REPUBLIKA.CO.ID, JAKARTA -- Temuan terbaru menyoroti keberadaan nitrofenol terhalogenasi (2,6-DHNPs) dalam air minum, yang tahan terhadap perlakuan standar seperti sedimentasi, filtrasi, dan perebusan. Penelitian ini menunjukkan efek kardiotoksik yang parah dari kontaminan ini pada embrio ikan zebra di konsentrasi serendah 19 mikrogram per liter, yang mengindikasikan potensi risiko kesehatan bagi manusia.
2,6-DHNPs, sekelompok produk sampingan desinfeksi (DBP), meningkatkan kewaspadaan terhadap kesehatan masyarakat. Aktor-aktor jahat di dunia air ini lebih tangguh dan lebih beracun daripada banyak polutan lainnya, sehingga menyulitkan metode pembersihan air yang umum untuk menghilangkannya.
Polutan ini memiliki dampak yang sangat kuat, karena secara signifikan lebih berbahaya bagi kehidupan laut dan sel daripada polutan serupa. 2,6-DHNP diitemukan di mana-mana, seperti saluran pembuangan, kolam renang, dan keran air minum, menandakan kebutuhan mendesak akan cara-cara yang lebih baik untuk membersihkan air dan menjaga kita tetap aman.
Sebuah studi baru yang diterbitkan di Eco-Environment & Health telah mengungkap dampak kardiotoksik yang parah dari 2,6-DHNP pada embrio ikan zebra, yang berfungsi sebagai model untuk potensi risiko kesehatan manusia.

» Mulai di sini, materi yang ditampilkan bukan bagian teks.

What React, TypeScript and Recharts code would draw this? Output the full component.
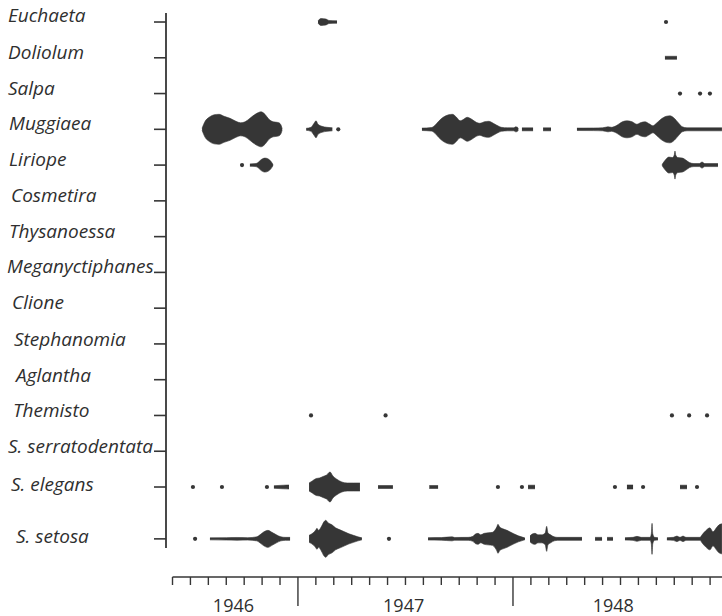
import React from 'react';
import { ComposedChart, Area, Scatter, XAxis, YAxis, ReferenceLine } from 'recharts';

// ---- rows (species) ----
const species = [
  'Euchaeta', 'Doliolum', 'Salpa', 'Muggiaea', 'Liriope', 'Cosmetira', 'Thysanoessa',
  'Meganyctiphanes', 'Clione', 'Stephanomia', 'Aglantha', 'Themisto',
  'S. serratodentata', 'S. elegans', 'S. setosa',
];
const rowPos = [0, 1, 2, 3, 4, 5, 6, 7, 8, 9, 10, 11, 12, 13, 14.45];

// ---- time axis: months counted from Jan 1946 (5 = Jun 1946) ----
const monthTicks = [
  5, 6, 7, 8, 9, 10, 11, 12, 13, 14, 15, 16, 17, 18, 19, 20, 21, 22, 23, 24,
  25, 26, 27, 28, 29, 30, 31, 32, 33, 34, 35,
];
const yearBoundaries = [12, 24];
const yearLabels = ['1946', '1947', '1948'];
const yearLabelPos = [8.4, 17.9, 29.6];

// ---- kite half-widths [month, abundance] ; null = gap ----
type P = [number, number] | null;

const euchaetaKite: P[] = [[13.12, 1], [13.28, 3.5], [13.56, 3], [13.73, 1.5], [14.18, 1.2]];
const euchaetaDots = [32.54];

const doliolumKite: P[] = [[32.48, 1.5], [33.15, 1.5]];
const doliolumDots: number[] = [];

const salpaKite: P[] = [];
const salpaDots = [33.32, 34.44, 34.99];

const muggiaeaKite: P[] = [
  [6.65, 1], [6.82, 8], [7.04, 12], [7.32, 14.5], [7.6, 15], [7.88, 13], [8.21, 11], [8.54, 8],
  [8.8, 6.5], [9.05, 7.5], [9.32, 11], [9.66, 15.5], [9.94, 17.5], [10.16, 15], [10.38, 10],
  [10.61, 7.5], [10.83, 7], [10.94, 6.5], [11.06, 4], [11.12, 0.5],
  null,
  [12.46, 1], [12.73, 2], [12.9, 6], [13.01, 8.5], [13.12, 5], [13.34, 3], [13.62, 2], [13.92, 1.5],
  null,
  [18.92, 1.2], [19.45, 1.8], [19.65, 4], [19.85, 8], [20.1, 12], [20.4, 14.5], [20.62, 15],
  [20.85, 12], [21.05, 8.5], [21.2, 9.5], [21.45, 12], [21.7, 10], [21.95, 7], [22.15, 6],
  [22.4, 7.5], [22.65, 8], [22.9, 6], [23.1, 4], [23.35, 2], [23.7, 1.5], [24.05, 1.5],
  [24.15, 2.5], [24.25, 2], [24.3, 1],
  null,
  [24.5, 1.5], [25.12, 1.5],
  null,
  [25.68, 1.5], [26.12, 1.5],
  null,
  [27.57, 1.2], [28.5, 1.3], [29.0, 1.5], [29.3, 2.5], [29.5, 2], [29.8, 4], [30.1, 7.5],
  [30.36, 8.5], [30.65, 7.5], [30.92, 5], [31.1, 6.5], [31.37, 7.5], [31.6, 5.5], [31.81, 3.5],
  [32.0, 6], [32.25, 10], [32.55, 13], [32.76, 13.5], [33.0, 11], [33.25, 6], [33.45, 2.5],
  [33.71, 1.5], [35.66, 1.5],
];
const muggiaeaDots = [14.25];

const liriopeKite: P[] = [
  [9.32, 1.2], [9.66, 1.5], [9.8, 3], [9.95, 5.5], [10.16, 7], [10.35, 6], [10.5, 3.5], [10.61, 0.5],
  null,
  [32.32, 0.5], [32.5, 5], [32.7, 8], [32.9, 7.5], [33.0, 10], [33.04, 14], [33.08, 10], [33.2, 7.5],
  [33.45, 7], [33.65, 5], [33.85, 2.5], [34.1, 1.5], [34.4, 1.5], [34.55, 3], [34.7, 1.5], [35.44, 1.5],
];
const liriopeDots = [8.88];

const themistoKite: P[] = [];
const themistoDots = [12.73, 16.89, 32.87, 33.83, 34.83];

const elegansKite: P[] = [
  [10.66, 1.3], [11.2, 1.8], [11.5, 2],
  null,
  [12.62, 4], [12.8, 6], [13.02, 8.5], [13.2, 9], [13.4, 10.5], [13.6, 12], [13.79, 15],
  [13.95, 11], [14.15, 8], [14.45, 5], [14.75, 4], [15.1, 4], [15.46, 4],
  null,
  [16.47, 1.5], [17.3, 1.5],
  null,
  [19.33, 1.5], [19.82, 1.5],
  null,
  [24.84, 1.8], [25.23, 1.8],
  null,
  [30.36, 2], [30.7, 2],
  null,
  [33.32, 1.8], [33.71, 1.8],
];
const elegansDots = [6.14, 7.76, 10.27, 23.16, 24.5, 29.69, 31.26, 34.27];

const setosaKite: P[] = [
  [7.09, 1], [8.0, 1.2], [8.6, 1.4], [9.2, 1.2], [9.7, 2], [9.88, 4], [10.1, 7], [10.33, 8.5],
  [10.55, 6.5], [10.8, 4], [11.05, 2], [11.3, 1.5], [11.56, 1.5],
  null,
  [12.62, 3.5], [12.85, 6], [13.0, 9], [13.06, 10.5], [13.15, 8.5], [13.3, 12], [13.45, 17],
  [13.55, 18.5], [13.68, 16], [13.9, 14], [14.1, 11], [14.35, 9], [14.6, 7], [14.85, 5],
  [15.1, 3.5], [15.35, 2], [15.57, 1],
  null,
  [19.26, 1.2], [20.0, 1.3], [20.6, 2], [20.75, 1.4], [21.5, 1.5], [21.77, 2.5], [21.88, 4.5],
  [22.05, 5.5], [22.2, 4], [22.4, 5.5], [22.61, 6], [22.85, 6.5], [23.0, 9], [23.1, 12],
  [23.16, 14.5], [23.25, 12], [23.44, 10], [23.67, 8.5], [23.83, 7], [24.05, 5], [24.3, 3],
  [24.56, 1.5], [24.67, 0.8],
  null,
  [24.95, 3], [25.1, 5], [25.23, 5.5], [25.4, 4], [25.6, 4], [25.8, 6], [25.88, 12.5], [25.95, 6],
  [26.1, 4], [26.3, 2], [26.5, 1.5], [27.85, 1.5],
  null,
  [28.58, 1.5], [28.97, 1.5],
  null,
  [29.25, 1.5], [29.58, 1.5],
  null,
  [30.25, 1.2], [30.7, 1.5], [30.92, 2.5], [31.15, 1.5], [31.65, 1.5], [31.72, 5], [31.76, 15.5],
  [31.8, 5], [31.9, 1.5], [32.09, 1.2],
  null,
  [32.59, 1.2], [32.95, 1.5], [33.15, 2.8], [33.32, 1.5], [33.49, 2.8], [33.65, 1.5], [34.44, 1.5],
  [34.55, 4], [34.75, 8], [34.99, 11], [35.16, 7], [35.35, 11], [35.5, 14], [35.66, 15],
];
const setosaDots = [6.26, 17.08];

// ---- layout / style constants ----
const W = 722;
const H = 616;
const INK = '#363636';
const TEXT = '#2f2f2f';
const KITE_UNIT = 1 / 35.77; // abundance units -> row spacing
const X_DOMAIN: [number, number] = [4.637, 35.664];
const Y_DOMAIN: [number, number] = [-0.252, 15.516];
const Y_LINE_END = 14.705;
const labelIndent = [8, 8, 8, 9, 9, 11, 9, 7, 12, 14, 16, 13, 8, 11, 16];
const labelDrop = [0, 1, 1, 1, 1, 1, 1, 1, 1, 2, 2, 2, 2, 4, 4];

const series = [
  { row: 0, kite: euchaetaKite, dots: euchaetaDots },
  { row: 1, kite: doliolumKite, dots: doliolumDots },
  { row: 2, kite: salpaKite, dots: salpaDots },
  { row: 3, kite: muggiaeaKite, dots: muggiaeaDots },
  { row: 4, kite: liriopeKite, dots: liriopeDots },
  { row: 11, kite: themistoKite, dots: themistoDots },
  { row: 13, kite: elegansKite, dots: elegansDots },
  { row: 14, kite: setosaKite, dots: setosaDots },
];

function splitSegments(pts: P[]): [number, number][][] {
  const out: [number, number][][] = [];
  let cur: [number, number][] = [];
  for (const p of pts) {
    if (p === null) {
      if (cur.length) out.push(cur);
      cur = [];
    } else cur.push(p);
  }
  if (cur.length) out.push(cur);
  return out;
}

const YTick = (props: any) => {
  const { x, y, payload } = props;
  const idx = rowPos.indexOf(payload.value);
  if (idx < 0) return null;
  return (
    <g>
      <line x1={x - 12} x2={x} y1={y} y2={y} stroke={INK} strokeWidth={1.6} />
      <text
        x={labelIndent[idx]}
        y={y + labelDrop[idx]}
        fill={TEXT}
        fontFamily="'Open Sans', 'Noto Sans', sans-serif"
        fontStyle="italic"
        fontSize={19}
      >
        {species[idx]}
      </text>
    </g>
  );
};

const XTick = (props: any) => {
  const { x, y, payload } = props;
  const v = payload.value;
  const li = yearLabelPos.indexOf(v);
  if (li >= 0) {
    return (
      <text
        x={x}
        y={y + 35}
        textAnchor="middle"
        fill={TEXT}
        fontFamily="'Open Sans', 'Noto Sans', sans-serif"
        fontSize={18}
      >
        {yearLabels[li]}
      </text>
    );
  }
  const len = yearBoundaries.includes(v) ? 29 : 8;
  return <line x1={x} x2={x} y1={y} y2={y + len} stroke={INK} strokeWidth={1.4} />;
};

export default function App() {
  const xTicks = [...monthTicks, ...yearLabelPos].sort((a, b) => a - b);
  const areas: React.ReactNode[] = [];
  const dots: React.ReactNode[] = [];
  series.forEach((s, si) => {
    const c = rowPos[s.row];
    splitSegments(s.kite).forEach((seg, gi) => {
      const data = seg.map(([m, w]) => ({ m, r: [c - w * KITE_UNIT, c + w * KITE_UNIT] }));
      areas.push(
        <Area
          key={`a-${si}-${gi}`}
          data={data}
          dataKey="r"
          type="monotone"
          fill={INK}
          fillOpacity={1}
          stroke={INK}
          strokeWidth={0.6}
          isAnimationActive={false}
          dot={false}
          activeDot={false}
        />
      );
    });
    if (s.dots.length) {
      dots.push(
        <Scatter
          key={`d-${si}`}
          data={s.dots.map((m) => ({ m, y: c }))}
          dataKey="y"
          fill={INK}
          isAnimationActive={false}
          shape={(p: any) => <circle cx={p.cx} cy={p.cy} r={2.1} fill={INK} />}
        />
      );
    }
  });

  return (
    <div style={{ position: 'absolute', left: 0, top: 0, width: W, height: H, background: '#fff' }}>
      <ComposedChart width={W} height={H} margin={{ top: 13, right: 0, bottom: 0, left: 0 }}>
        <XAxis
          dataKey="m"
          type="number"
          domain={X_DOMAIN}
          allowDataOverflow
          ticks={xTicks}
          interval={0}
          tick={<XTick />}
          tickLine={false}
          axisLine={false}
          tickSize={0}
          tickMargin={0}
          height={39}
        />
        <YAxis
          type="number"
          domain={Y_DOMAIN}
          allowDataOverflow
          reversed
          ticks={rowPos}
          interval={0}
          tick={<YTick />}
          tickLine={false}
          axisLine={false}
          tickSize={0}
          tickMargin={0}
          width={166}
        />
        <ReferenceLine
          segment={[{ x: X_DOMAIN[0], y: Y_DOMAIN[0] }, { x: X_DOMAIN[0], y: Y_LINE_END }]}
          stroke={INK}
          strokeWidth={1.8}
          ifOverflow="visible"
        />
        <ReferenceLine
          segment={[{ x: 5, y: Y_DOMAIN[1] }, { x: X_DOMAIN[1], y: Y_DOMAIN[1] }]}
          stroke={INK}
          strokeWidth={1.4}
          ifOverflow="visible"
        />
        {areas}
        {dots}
      </ComposedChart>
    </div>
  );
}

2,6-DHNPs, sekelompok DBP yang resisten terhadap metode pemurnian air tradisional seperti perebusan dan penyaringan. DBP ini menimbulkan risiko yang signifikan, menunjukkan tingkat toksisitas 248 kali lebih tinggi daripada DBP teregulasi yang diketahui yakni asam dikloroasetat, pada embrio ikan zebra. Dengan menggunakan ikan zebra sebagai model biologis karena kemiripan genetiknya dengan manusia, penelitian ini dengan cermat merinci bagaimana kontaminan yang muncul ini mendatangkan malapetaka pada kesehatan jantung.
Embrio ikan zebra yang terpapar 2,6-DHNP menderita kerusakan jantung parah yang ditandai dengan peningkatan produksi spesies oksigen reaktif yang berbahaya, kematian sel (apoptosis), dan perkembangan jantung yang terganggu.
Studi ini mengungkapkan bahwa 2,6-DCNP dan 2,6-DBNP, dua jenis DBP, menunjukkan resistensi yang signifikan terhadap pembuangan di pabrik pengolahan air minum. Perebusan dan penyaringan ditemukan sebagai metode pengolahan air rumah tangga yang paling efektif, mengurangi tingkat 2,6-DCNP dan 2,6-DBNP masing-masing sebesar 47 persen dan 52 persen.
Paparan 2,6-DHNP menyebabkan gagal jantung pada embrio ikan zebra melalui peningkatan produksi spesies oksigen reaktif (ROS) yang berbahaya dan perkembangan jantung yang tertunda. Khususnya, antioksidan N-asetil-L-sistein mampu mengurangi efek kardiotoksik yang disebabkan oleh 2,6-DHNP.
"Potensi kardiotoksik dari 2,6-DHNP pada konsentrasi rendah secara signifikan menantang pemahaman kita saat ini tentang keamanan air dan menyoroti perlunya penilaian ulang yang mendesak terhadap metode pengolahan air minum,” kata Hongjie Sun, seorang peneliti terkemuka dalam penelitian ini, seperti dilansir Phys, Ahad (31/3/2024).
Peng Gao, penulis koresponden, menambahkan bahwa temuan ini menggarisbawahi pentingnya mengevaluasi dampak kesehatan dari produk sampingan desinfeksi yang mungkin terbentuk selama pengolahan air dan resisten terhadap pengolahan rumah tangga.
“Kita perlu memprioritaskan pengembangan teknologi pemurnian air yang canggih untuk menghilangkan polutan ini dan menjaga kesehatan masyarakat secara efektif,” kata Gao.
Penelitian ini menggarisbawahi masalah lingkungan dan kesehatan masyarakat yang penting yaitu kontaminan yang bertahan dalam proses pengolahan air dapat menyebabkan hasil kesehatan yang parah pada organisme yang terpapar, yang mengisyaratkan kemungkinan risiko kesehatan masyarakat yang dihadapi oleh bahan kimia yang ditularkan melalui air ini.